Ahora que el encierro arrecia y se prolonga, no hay nada mejor para elevar el ánimo que asomarse a la ventana y ver la playa. Si me abstraigo y escucho el ruido que producen las olas al morir en la orilla, aún puedo recordar aquel tiempo en el que la belleza brillaba en mis ojos fugitivos y yo cruzaba el umbral de la juventud sin pensar en nada. La felicidad, además de un imposible necesario, es una playa a la que poder escapar.

Paul Eluard afirmó que hay otros mundos pero están en éste. Si he de hacerle caso, tengo a mi alcance la posibilidad de imaginar una isla a la que huir, soñarla, y luego habitarla. En estos tiempos oscuros, descabalgados de esperanza, no está nada mal la alternativa de conjurar el miedo y la fatiga huyendo a cualquier geografía imaginaria, a cualquier lugar en el que los sueños se conviertan en una empalizada infranqueable.

Ahora que un enemigo invisible nos ha convertido en náufragos de nosotros mismos, que nos ha dejado sin preguntas cuando pensábamos que teníamos todas las respuestas, es precisamente cuando más necesaria es la escapada. Como no podemos huir hacia fuera, lo que tenemos que hacer es huir hacia dentro, pensar otros mundos como Paul Eluard, otras realidades menos ásperas que ésta.

Hay un camino que nos aguarda. Y no está al final del pasillo que recorremos muchas veces al día por culpa del confinamiento, sino en la imaginación de cualquiera de nosotros. Si es verdad que ninguna búsqueda es posible sin cierta dosis de incertidumbre, hay que ser valientes y navegar como Ulises hacia Ítaca, aunque nunca regresemos a ella. Al fin y al cabo, el placer está en el viaje, no en su fin.

Yo, por si acaso, ya he encontrado mi isla. Se trata de un recóndito lugar que se parece mucho al país de nunca jamás, de un refugio en el que protegerse de la metralla que explota en los telediarios . Ayer mismo, sin ir más lejos, mientras preparaba una tortilla de patatas en la cocina, soñé que una enigmática mujer se aproximaba a mi rostro y me obsequiaba con uno de esos besos que sólo se dan y reciben en los sueños de los solitarios sin amor.

Y por la noche, antes de acostarme, ya sin mujer y también sin tortilla, recordé una breve novela de Milena Busquets en la que un emperador chino convocaba a una docena de sabios para que, entre todos ellos, buscasen una frase, una afirmación que permitiese a cualquiera salir airoso de cualquier trance, de cualquier situación.

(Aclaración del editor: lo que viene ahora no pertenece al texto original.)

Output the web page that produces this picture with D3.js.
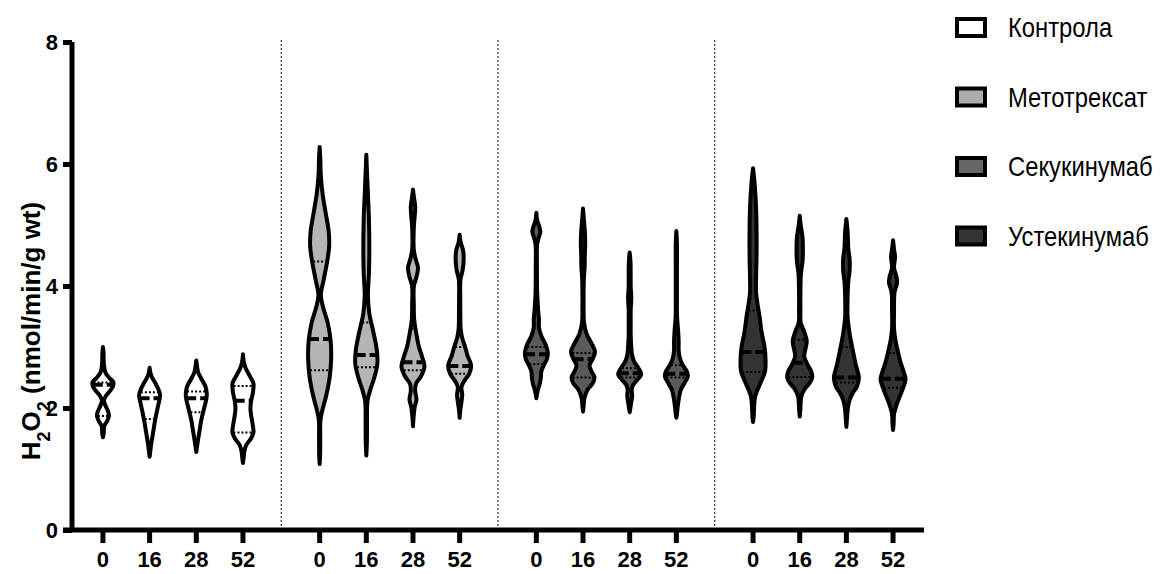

Los sabios inicialmente mostraron su perplejidad por lo extraño del encargo.

Sin embargo, siendo conscientes de que el cometido no admitía demora, se pusieron manos a la obra. Al cabo de unas cuantas jornadas y, después de haber estudiado diversas propuestas, pudieron presentar sus conclusiones. Cuando el emperador los exhortó a que le proporcionasen el resultado de sus deliberaciones, el más anciano del grupo respondió: “También esto pasará”.